AMENDED REASONS RESPECTING
SUBMISSIONS ON COSTS
C. Miller
J.
[1]
On July 19, 2016, I dismissed Mr. Golini’s
Appeal and allowed the Parties time to make written submissions with respect to
costs. It is useful to set out the Tax Court of Canada Rules (General
Procedure) (the “Rules”) regarding
costs:
147(1) The Court may determine the amount
of the costs of all parties involved in any proceeding, the allocation of those
costs and the persons required to pay them.

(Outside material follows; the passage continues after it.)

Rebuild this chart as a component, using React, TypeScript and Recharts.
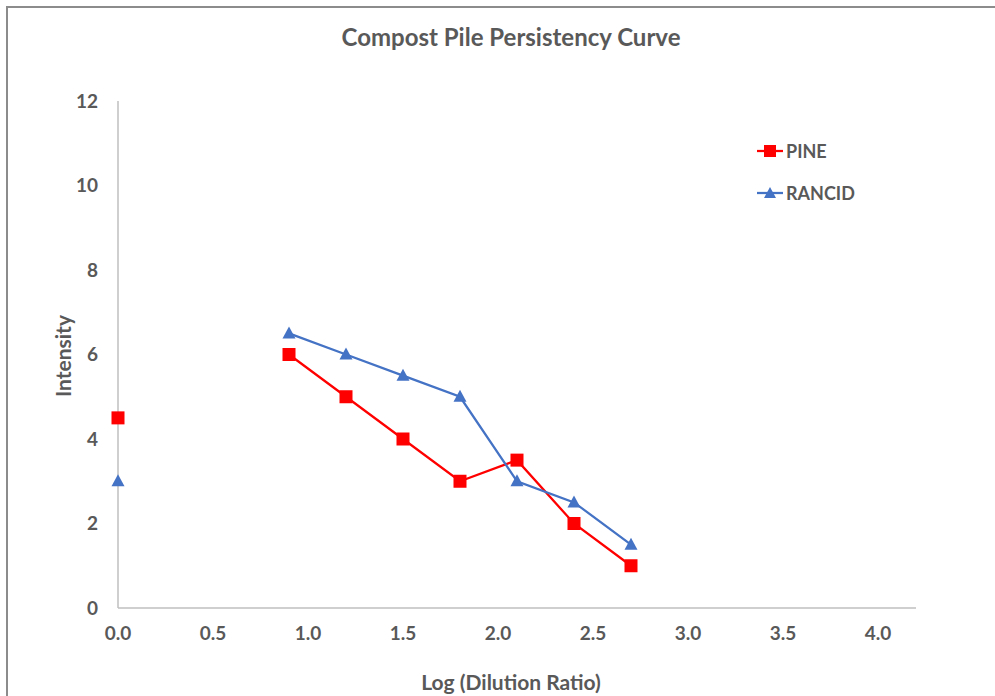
import React from "react";
import { LineChart, Line, XAxis, YAxis } from "recharts";

// Log (Dilution Ratio) values; the first point sits apart from the connected run
const dilution = [0, 0.9, 1.2, 1.5, 1.8, 2.1, 2.4, 2.7];
const pine = [4.5, 6, 5, 4, 3, 3.5, 2, 1];
const rancid = [3, 6.5, 6, 5.5, 5, 3, 2.5, 1.5];
const xTicks = [0, 0.5, 1, 1.5, 2, 2.5, 3, 3.5, 4];
const yTicks = [0, 2, 4, 6, 8, 10, 12];

const PINE_COLOR = "#FF0000";
const RANCID_COLOR = "#4472C4";
const TEXT = "#595959";
const FONT = "Lato, 'Open Sans', sans-serif";

const toPoints = (ys: number[]) => dilution.map((x, i) => ({ x, y: ys[i] }));
const pineStart = toPoints(pine).slice(0, 1);
const pineRun = toPoints(pine).slice(1);
const rancidStart = toPoints(rancid).slice(0, 1);
const rancidRun = toPoints(rancid).slice(1);

const SquareDot = (props: any) => {
  const { cx, cy } = props;
  if (cx == null || cy == null) return null;
  return <rect x={cx - 6.5} y={cy - 6.5} width={13} height={13} fill={PINE_COLOR} />;
};

const TriangleDot = (props: any) => {
  const { cx, cy } = props;
  if (cx == null || cy == null) return null;
  return (
    <polygon
      points={`${cx},${cy - 7} ${cx - 6.5},${cy + 5} ${cx + 6.5},${cy + 5}`}
      fill={RANCID_COLOR}
    />
  );
};

const legendItems = [
  { name: "PINE", color: PINE_COLOR, shape: "square" },
  { name: "RANCID", color: RANCID_COLOR, shape: "triangle" },
];

const ChartLegend = () => (
  <div
    style={{
      position: "absolute",
      left: 749,
      top: 122,
      fontFamily: FONT,
      fontWeight: 700,
      fontSize: 18,
      color: TEXT,
    }}
  >
    {legendItems.map((it) => (
      <div key={it.name} style={{ display: "flex", alignItems: "center", height: 42 }}>
        <svg width={26} height={16} style={{ marginRight: 3 }}>
          <line x1={0} y1={8} x2={26} y2={8} stroke={it.color} strokeWidth={2.25} />
          {it.shape === "square" ? (
            <rect x={7} y={2} width={12} height={12} fill={it.color} />
          ) : (
            <polygon points="13,2 7,13 19,13" fill={it.color} />
          )}
        </svg>
        <span>{it.name}</span>
      </div>
    ))}
  </div>
);

export default function App() {
  const tickStyle = { fill: TEXT, fontSize: 19, fontWeight: 700, fontFamily: FONT };
  return (
    <div
      style={{
        position: "fixed",
        left: 6,
        top: 6,
        width: 995,
        height: 696,
        overflow: "hidden",
        background: "#fff",
        borderTop: "2px solid #8c8c8c",
        borderLeft: "2px solid #8c8c8c",
      }}
    >
      <div
        style={{
          position: "absolute",
          top: 14,
          left: 0,
          width: 1006,
          textAlign: "center",
          fontFamily: FONT,
          fontWeight: 700,
          fontSize: 24,
          color: TEXT,
        }}
      >
        Compost Pile Persistency Curve
      </div>
      <div style={{ position: "absolute", left: 54, top: 348, width: 0, height: 0 }}>
        <div
          style={{
            transform: "translate(-50%, -50%) rotate(-90deg)",
            whiteSpace: "nowrap",
            fontFamily: FONT,
            fontWeight: 700,
            fontSize: 21,
            color: TEXT,
            display: "inline-block",
          }}
        >
          Intensity
        </div>
      </div>
      <div
        style={{
          position: "absolute",
          top: 661,
          left: 0,
          width: 1006,
          textAlign: "center",
          fontFamily: FONT,
          fontWeight: 700,
          fontSize: 21,
          color: TEXT,
        }}
      >
        Log (Dilution Ratio)
      </div>
      <ChartLegend />
      <div style={{ position: "absolute", left: 0, top: 0 }}>
        <LineChart
          width={987}
          height={688}
          margin={{ top: 93, right: 79, bottom: 48, left: 50 }}
        >
          <XAxis
            type="number"
            dataKey="x"
            domain={[0, 4.2]}
            ticks={xTicks}
            tickFormatter={(v: number) => v.toFixed(1)}
            tickLine={false}
            tickSize={6}
            tickMargin={13}
            height={40}
            axisLine={{ stroke: "#BFBFBF", strokeWidth: 1.5 }}
            tick={tickStyle}
          />
          <YAxis
            type="number"
            dataKey="y"
            domain={[0, 12]}
            ticks={yTicks}
            tickLine={false}
            tickSize={6}
            tickMargin={14}
            width={60}
            axisLine={{ stroke: "#BFBFBF", strokeWidth: 1.5 }}
            tick={tickStyle}
          />
          <Line
            data={pineRun}
            dataKey="y"
            name="PINE"
            stroke={PINE_COLOR}
            strokeWidth={2.25}
            dot={<SquareDot />}
            activeDot={false}
            isAnimationActive={false}
          />
          <Line
            data={pineStart}
            dataKey="y"
            name="PINE start"
            stroke="none"
            dot={<SquareDot />}
            activeDot={false}
            legendType="none"
            isAnimationActive={false}
          />
          <Line
            data={rancidRun}
            dataKey="y"
            name="RANCID"
            stroke={RANCID_COLOR}
            strokeWidth={2.25}
            dot={<TriangleDot />}
            activeDot={false}
            isAnimationActive={false}
          />
          <Line
            data={rancidStart}
            dataKey="y"
            name="RANCID start"
            stroke="none"
            dot={<TriangleDot />}
            activeDot={false}
            legendType="none"
            isAnimationActive={false}
          />
        </LineChart>
      </div>
    </div>
  );
}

(2) Costs may be awarded to or against the
Crown.
(3) In exercising its discretionary power
pursuant to subsection (1) the Court may consider,
(a) the result of
the proceeding,
(b) the amounts in
issue,
(c) the importance
of the issues,
(d) any offer of
settlement made in writing,
(e) the volume of
work,
(f) the complexity
of the issues,
(g) the conduct of
any party that tended to shorten or to lengthen unnecessarily the duration of
the proceeding,
(h) the denial or
the neglect or refusal of any party to admit anything that should have been
admitted,
(i) whether any
stage in the proceedings was,
(i)
improper, vexatious, or unnecessary, or
(ii)
taken through negligence, mistake or excessive caution,
(i.1) whether the
expense required to have an expert witness give evidence was justified given
(i) the nature of
the proceeding, its public significance and any need to clarify the law,
(ii) the number,
complexity or technical nature of the issues in dispute, or
(iii)
the amount in dispute; and
(j) any other
matter relevant to the question of costs.
(3.1) Unless otherwise ordered by the Court,
if an appellant makes an offer of settlement and obtains a judgment as
favourable as or more favourable than the terms of the offer of settlement, the
appellant is entitled to party and party costs to the date of service of the
offer and substantial indemnity costs after that date, as determined by the
Court, plus reasonable disbursements and applicable taxes.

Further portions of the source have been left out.